Friday, 25 August 2017

Getting Hammered Pt 2


So you want to write a book? Be careful what you wish for…




Hello again dear, neglected blog. It’s probably just you and me listening, but I’m still going to write about how it feels to have got the first draft of Infogothic: An Unauthorised Graphic Guide to Hammer Horror, completed.

I’m sure such people must exist, but off-hand I can’t think of anyone else foolhardy enough to do every aspect of a project like this single-handedly.  In my day job I’ve been fortunate enough to be given opportunities as a published writer, designer and illustrator. I’ve designed books, researched information graphics and wrestled with the myriad technicalities of preparing a complex document for print.
So, why wouldn’t I do it all myself?


To answer to that question - I need to remind myself of the following: 
I have spent the last seven-and-a-half months working every possible spare hour I could find in my day, on this book. Whenever possible, I’ve started my day at 4:30am and worked in a freezing room (hello chilblains) until my day job or a grumbling stomach intervened.
I’m not a night owl but have burned the other end of the candle, too. I found that if I could get past my ’pain threshold’ of 10pm, I would end up having to make myself go to bed in the wee hours of the following morning.
Exercise has fallen by the wayside, as has sometimes even leaving the house. And to myself at least, I definitely look older. 
I’m not looking for sympathy though - I’ve loved every minute of it.

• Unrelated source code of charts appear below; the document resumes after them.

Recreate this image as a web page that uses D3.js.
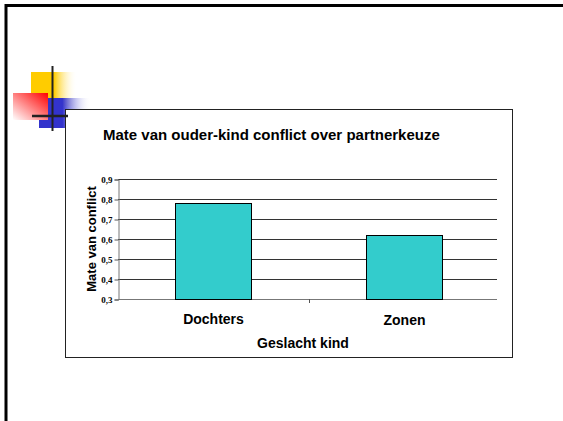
<!DOCTYPE html>
<html>
<head>
<meta charset="utf-8">
<script src="https://cdn.jsdelivr.net/npm/d3@7"></script>
<style>
    body { margin: 0; background: #fff; }
    svg { display: block; }
</style>
</head>
<body>
<div id="chart"></div>
<script>
// data
var categories = ['Dochters', 'Zonen']
var conflictValues = [0.78, 0.62]
var yTicks = [0.3, 0.4, 0.5, 0.6, 0.7, 0.8, 0.9]

var chartTitle = 'Mate van ouder-kind conflict over partnerkeuze',
    yTitle = 'Mate van conflict',
    xTitle = 'Geslacht kind'

var svgWidth = 563,
    svgHeight = 421

// plot area inside the chart box
var plot = { left: 118, right: 500, top: 179, bottom: 299 }

var svg = d3.select('#chart').append('svg')
    .attr('width', svgWidth)
    .attr('height', svgHeight)

var defs = svg.append('defs')

function hGradient(id, color, solidUntil) {
    var g = defs.append('linearGradient').attr('id', id)
        .attr('x1', 0).attr('y1', 0).attr('x2', 1).attr('y2', 0)
    g.append('stop').attr('offset', 0).attr('stop-color', color)
    g.append('stop').attr('offset', solidUntil).attr('stop-color', color)
    g.append('stop').attr('offset', 1).attr('stop-color', '#fff').attr('stop-opacity', 0)
}
hGradient('yellowFade', '#ffcc00', 0.5)
hGradient('blueFade', '#3333cc', 0.45)

var red = defs.append('linearGradient').attr('id', 'redFade')
    .attr('x1', 1).attr('y1', 0).attr('x2', 0).attr('y2', 1)
red.append('stop').attr('offset', 0).attr('stop-color', '#ff0000')
red.append('stop').attr('offset', 1).attr('stop-color', '#fff')

// slide frame
svg.append('line')
    .attr('x1', 6).attr('x2', 6).attr('y1', 4).attr('y2', svgHeight)
    .attr('stroke', '#000').attr('stroke-width', 3)
svg.append('line')
    .attr('x1', 5).attr('x2', svgWidth).attr('y1', 5.5).attr('y2', 5.5)
    .attr('stroke', '#000').attr('stroke-width', 3)

// decoration squares
var deco = svg.append('g')
deco.append('rect').attr('x', 31).attr('y', 72).attr('width', 46).attr('height', 34)
    .attr('fill', 'url(#yellowFade)')
deco.append('rect').attr('x', 39).attr('y', 98).attr('width', 52).attr('height', 30)
    .attr('fill', 'url(#blueFade)')
deco.append('rect').attr('x', 13).attr('y', 93).attr('width', 35).attr('height', 27)
    .attr('fill', 'url(#redFade)')

// chart box
svg.append('rect')
    .attr('x', 65.5).attr('y', 109.5)
    .attr('width', 447).attr('height', 248)
    .attr('fill', '#fff')
    .attr('stroke', '#222')

// cross lines over the squares
deco = svg.append('g')
deco.append('line').attr('x1', 52.5).attr('x2', 52.5).attr('y1', 66).attr('y2', 131)
    .attr('stroke', '#222').attr('stroke-width', 2)
deco.append('line').attr('x1', 32).attr('x2', 68).attr('y1', 116).attr('y2', 116)
    .attr('stroke', '#222').attr('stroke-width', 2.5)

// scales
var xScale = d3.scaleBand()
    .domain(categories)
    .range([plot.left, plot.right])
    .paddingInner(0.6)
    .paddingOuter(0.3)

var yScale = d3.scaleLinear()
    .domain([0.3, 0.9])
    .range([plot.bottom, plot.top])

var fmt = d => d3.format('.1f')(d).replace('.', ',')

// gridlines
svg.append('g')
    .selectAll('line')
    .data(yTicks.slice(1))
    .join('line')
    .attr('x1', plot.left).attr('x2', 497)
    .attr('y1', d => Math.round(yScale(d)) + 0.5)
    .attr('y2', d => Math.round(yScale(d)) + 0.5)
    .attr('stroke', '#333')

// y axis
var yAxis = svg.append('g')
    .attr('transform', 'translate(' + (plot.left + 0.5) + ',0.5)')
    .call(d3.axisLeft(yScale).tickValues(yTicks).tickFormat(fmt).tickSize(4))
yAxis.select('.domain').attr('stroke', '#777')
yAxis.selectAll('.tick line').attr('stroke', '#555')
yAxis.selectAll('text')
    .attr('x', -6)
    .style('font-family', '"Liberation Serif", "Times New Roman", serif')
    .style('font-weight', 'bold')
    .style('font-size', '9px')
    .attr('fill', '#000')

// x axis
var xAxis = svg.append('g')
    .attr('transform', 'translate(0,' + (plot.bottom + 0.5) + ')')
    .call(d3.axisBottom(xScale).tickSize(0).tickSizeOuter(0))
xAxis.select('.domain').attr('stroke', '#777').attr('d', 'M' + plot.left + ',0H497')
xAxis.selectAll('text')
    .attr('dy', 0)
    .attr('y', 24)
    .style('font-family', '"Liberation Sans", Arial, sans-serif')
    .style('font-weight', 'bold')
    .style('font-size', '14px')
    .attr('fill', '#000')
xAxis.selectAll('.tick').filter((d, i) => i === 1).select('text').attr('y', 25)

// middle tick between the two categories
svg.append('line')
    .attr('x1', 309.5).attr('x2', 309.5)
    .attr('y1', plot.bottom).attr('y2', plot.bottom + 4)
    .attr('stroke', '#555')

// bars
svg.append('g')
    .selectAll('rect')
    .data(conflictValues)
    .join('rect')
    .attr('x', (d, i) => Math.round(xScale(categories[i])) + 0.5)
    .attr('y', d => Math.round(yScale(d)) + 0.5)
    .attr('width', Math.round(xScale.bandwidth()))
    .attr('height', d => Math.round(yScale(0.3)) - Math.round(yScale(d)))
    .attr('fill', '#33cccc')
    .attr('stroke', '#000')

// titles
svg.append('text')
    .attr('x', 103).attr('y', 140)
    .style('font-family', '"Liberation Sans", Arial, sans-serif')
    .style('font-weight', 'bold')
    .style('font-size', '15px')
    .text(chartTitle)

svg.append('text')
    .attr('text-anchor', 'middle')
    .attr('transform', 'translate(96,239) rotate(-90)')
    .style('font-family', '"Liberation Sans", Arial, sans-serif')
    .style('font-weight', 'bold')
    .style('font-size', '13px')
    .text(yTitle)

svg.append('text')
    .attr('text-anchor', 'middle')
    .attr('x', 303).attr('y', 348)
    .style('font-family', '"Liberation Sans", Arial, sans-serif')
    .style('font-weight', 'bold')
    .style('font-size', '14px')
    .text(xTitle)
</script>
</body>
</html>
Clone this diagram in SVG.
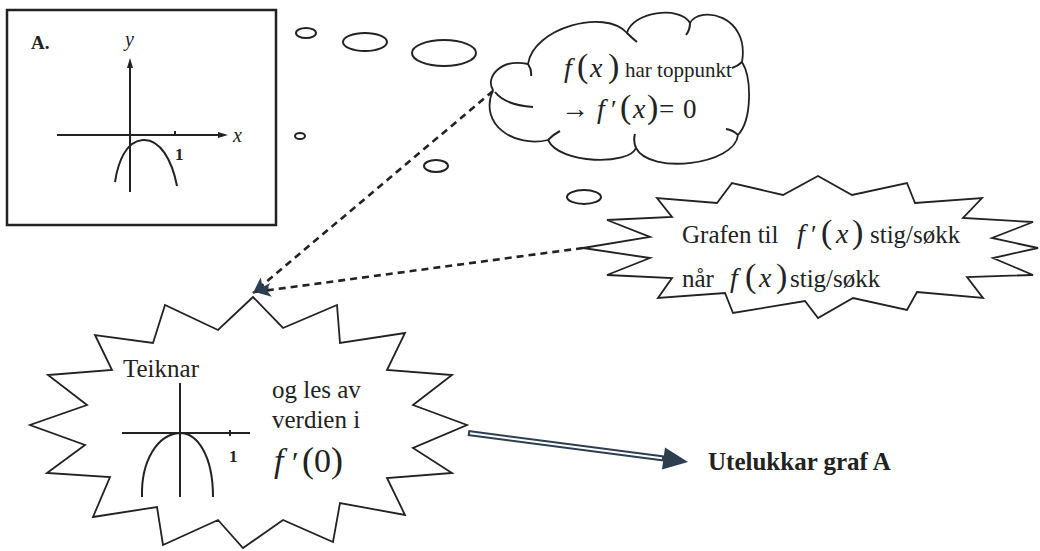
<svg xmlns="http://www.w3.org/2000/svg" width="1040" height="551" viewBox="0 0 1040 551">
<style>
.ln{fill:none;stroke:#222;stroke-width:2;stroke-linejoin:miter}
.shape{fill:#fff;stroke:#222;stroke-width:1.8;stroke-linejoin:miter}
.t{font-family:'Liberation Serif','DejaVu Serif',serif;fill:#222}
.mi{font-style:italic}
.dash{fill:none;stroke:#222;stroke-width:2.6;stroke-dasharray:7 5}
</style>
<defs>
<marker id="ah" viewBox="0 0 16 14" refX="16" refY="7" markerWidth="16" markerHeight="14" markerUnits="userSpaceOnUse" orient="auto">
<path d="M0,0 L16,7 L0,14 L4,7 z" fill="#2c3e50"/>
</marker>
</defs>
<rect width="1040" height="551" fill="#fff"/>

<g id="node-graphA">
<rect x="7" y="10" width="269" height="215" fill="#fff" stroke="#222" stroke-width="2.5"/>
<text class="t" x="31" y="49" font-size="19" font-weight="bold">A.</text>
<text class="t mi" x="125" y="46" font-size="20">y</text>
<line class="ln" x1="130" y1="192" x2="130" y2="66"/>
<polygon points="130,58 127,68 133,68" fill="#222"/>
<line class="ln" x1="57" y1="135" x2="219" y2="135"/>
<polygon points="228,135 218,132 218,138" fill="#222"/>
<text class="t mi" x="233" y="142" font-size="20">x</text>
<line class="ln" x1="175" y1="131" x2="175" y2="136"/>
<text class="t" x="175" y="160" font-size="17" font-weight="bold">1</text>
<path class="ln" d="M115,182 C118,162 126,141 143,140 C160,139 172,160 177,186"/>
</g>

<g id="node-thought-bubbles">
<ellipse class="ln" cx="306" cy="33" rx="10" ry="5"/>
<ellipse class="ln" cx="365" cy="42" rx="22" ry="9"/>
<ellipse class="ln" cx="444" cy="53" rx="32" ry="13"/>
<ellipse class="ln" cx="300" cy="136" rx="5" ry="3"/>
<ellipse class="ln" cx="436" cy="166" rx="12" ry="6"/>
<ellipse class="ln" cx="584" cy="197" rx="17" ry="7"/>
</g>

<g id="node-cloud">
<path class="shape" stroke-width="2" d="M493,90 C485,78 500,58 528,64 C533,28 605,8 627,33 C632,12 680,5 690,23 C700,5 750,15 742,62 C752,78 752,120 738,135 C735,165 650,175 636,148 C630,165 560,165 548,140 C515,148 478,125 493,90 Z"/>
<path class="ln" d="M495,92 Q505,105 533,107 M528,64 Q532,70 531,76 M627,33 Q632,38 637,42 M690,23 Q690,30 686,35 M742,62 Q738,66 732,68 M738,135 Q733,130 726,129 M636,148 Q633,141 635,134 M548,140 Q554,134 560,131"/>
<text class="t" y="77"><tspan class="mi" x="564" font-size="28">f</tspan><tspan x="577" font-size="34">(</tspan><tspan class="mi" x="590" font-size="28">x</tspan><tspan x="608" font-size="34">)</tspan><tspan x="625" font-size="21">har toppunkt</tspan></text>
<text class="t" y="118"><tspan x="561" font-size="28">→</tspan><tspan class="mi" x="597" font-size="28">f</tspan><tspan x="611" font-size="26">′</tspan><tspan x="620" font-size="34">(</tspan><tspan class="mi" x="633" font-size="28">x</tspan><tspan x="647" font-size="34">)</tspan><tspan x="659" font-size="27">=</tspan><tspan x="683" font-size="27">0</tspan></text>
</g>

<g id="node-star-rule">
<polygon class="shape" points="583,248 650,237 607,220 672,217 657,198 717,203 732,183 783,195 818,176 852,195 907,183 915,203 982,198 963,218 1033,222 992,238 1038,248 993,258 1033,275 967,277 983,298 917,292 907,310 853,298 818,318 805,301 733,313 725,293 658,298 672,278 607,275 650,258"/>
<text class="t" y="243"><tspan x="682" font-size="25">Grafen til</tspan><tspan class="mi" x="797" font-size="28">f</tspan><tspan x="811" font-size="26">′</tspan><tspan x="821" font-size="34">(</tspan><tspan class="mi" x="836" font-size="28">x</tspan><tspan x="852" font-size="34">)</tspan><tspan x="870" font-size="25">stig/søkk</tspan></text>
<text class="t" y="287"><tspan x="682" font-size="25">når</tspan><tspan class="mi" x="730" font-size="28">f</tspan><tspan x="745" font-size="34">(</tspan><tspan class="mi" x="759" font-size="28">x</tspan><tspan x="776" font-size="34">)</tspan><tspan x="790" font-size="25">stig/søkk</tspan></text>
</g>

<g id="node-star-draw">
<polygon class="shape" points="253,297 218,330 165,305 153,343 95,335 112,370 48,375 87,405 30,425 85,445 47,473 110,477 93,517 157,507 163,545 218,520 243,548 283,520 333,542 340,503 405,515 387,478 452,473 413,448 467,425 413,405 452,375 387,370 405,333 340,343 337,305 283,328"/>
<text class="t" x="123" y="377" font-size="25">Teiknar</text>
<line class="ln" x1="122" y1="433" x2="250" y2="433"/>
<line class="ln" x1="180" y1="383" x2="180" y2="497"/>
<line class="ln" x1="230" y1="430" x2="230" y2="436"/>
<text class="t" x="229" y="462" font-size="17" font-weight="bold">1</text>
<path class="ln" d="M142,497 C141,460 158,434 180,433 C197,433 213,455 213,497" stroke-width="2.2"/>
<text class="t" x="272" y="398" font-size="25">og les av</text>
<text class="t" x="272" y="428" font-size="25">verdien i</text>
<text class="t" y="472"><tspan class="mi" x="274" font-size="34">f</tspan><tspan x="292" font-size="30">′</tspan><tspan x="302" font-size="36">(</tspan><tspan x="314" font-size="34">0</tspan><tspan x="331" font-size="36">)</tspan></text>
</g>

<g id="node-result">
<text class="t" x="708" y="470" font-size="25" font-weight="bold">Utelukkar graf A</text>
</g>

<g id="connectors">
<line class="dash" x1="493" y1="91" x2="253" y2="293" marker-end="url(#ah)"/>
<line class="dash" x1="583" y1="248" x2="255" y2="292" marker-end="url(#ah)"/>
<line x1="468" y1="433" x2="664" y2="458.5" stroke="#2c3e50" stroke-width="6"/>
<line x1="470" y1="433.3" x2="662" y2="458.2" stroke="#fff" stroke-width="2"/>
<polygon points="688,462 662,469.5 665,447.5" fill="#2c3e50"/>
</g>
</svg>
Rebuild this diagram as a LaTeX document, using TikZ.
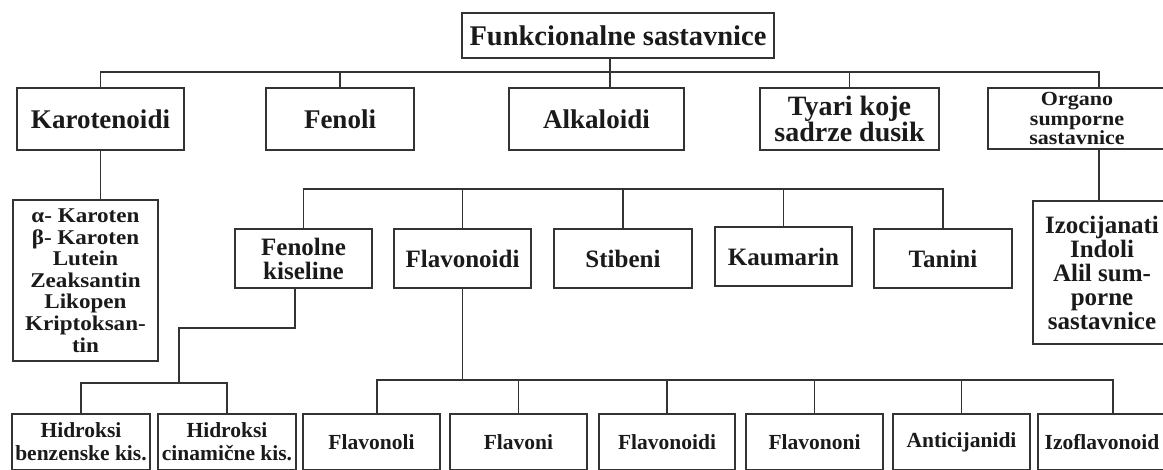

Whatever happens next, I hope that love comes through in this book.  My publishers might demand extensive changes, or lose confidence altogether. Even after it’s published I might end up with a garage full of unsold volumes, gathering dust and cobwebs like a Hammer film set.

But you know what else?  I’m proud of it. I’ve put everything I have into this book - most of my annual leave, every ounce of effort and what might pass for talent that I possess.
But not for a second am I forgetting any of the wonderful people who’ve supported and helped me - I will definitely thank them all properly in due course. But for now, you know who you are.



It’s an unusual product in an already very narrow market, but I know the ‘Monster Kids’ are out there - those of us who grew up adoring our horror films and learning to appreciate them like fine wines as they, and we, age.
I hope Infogothic finds them - and hopefully you - eventually. 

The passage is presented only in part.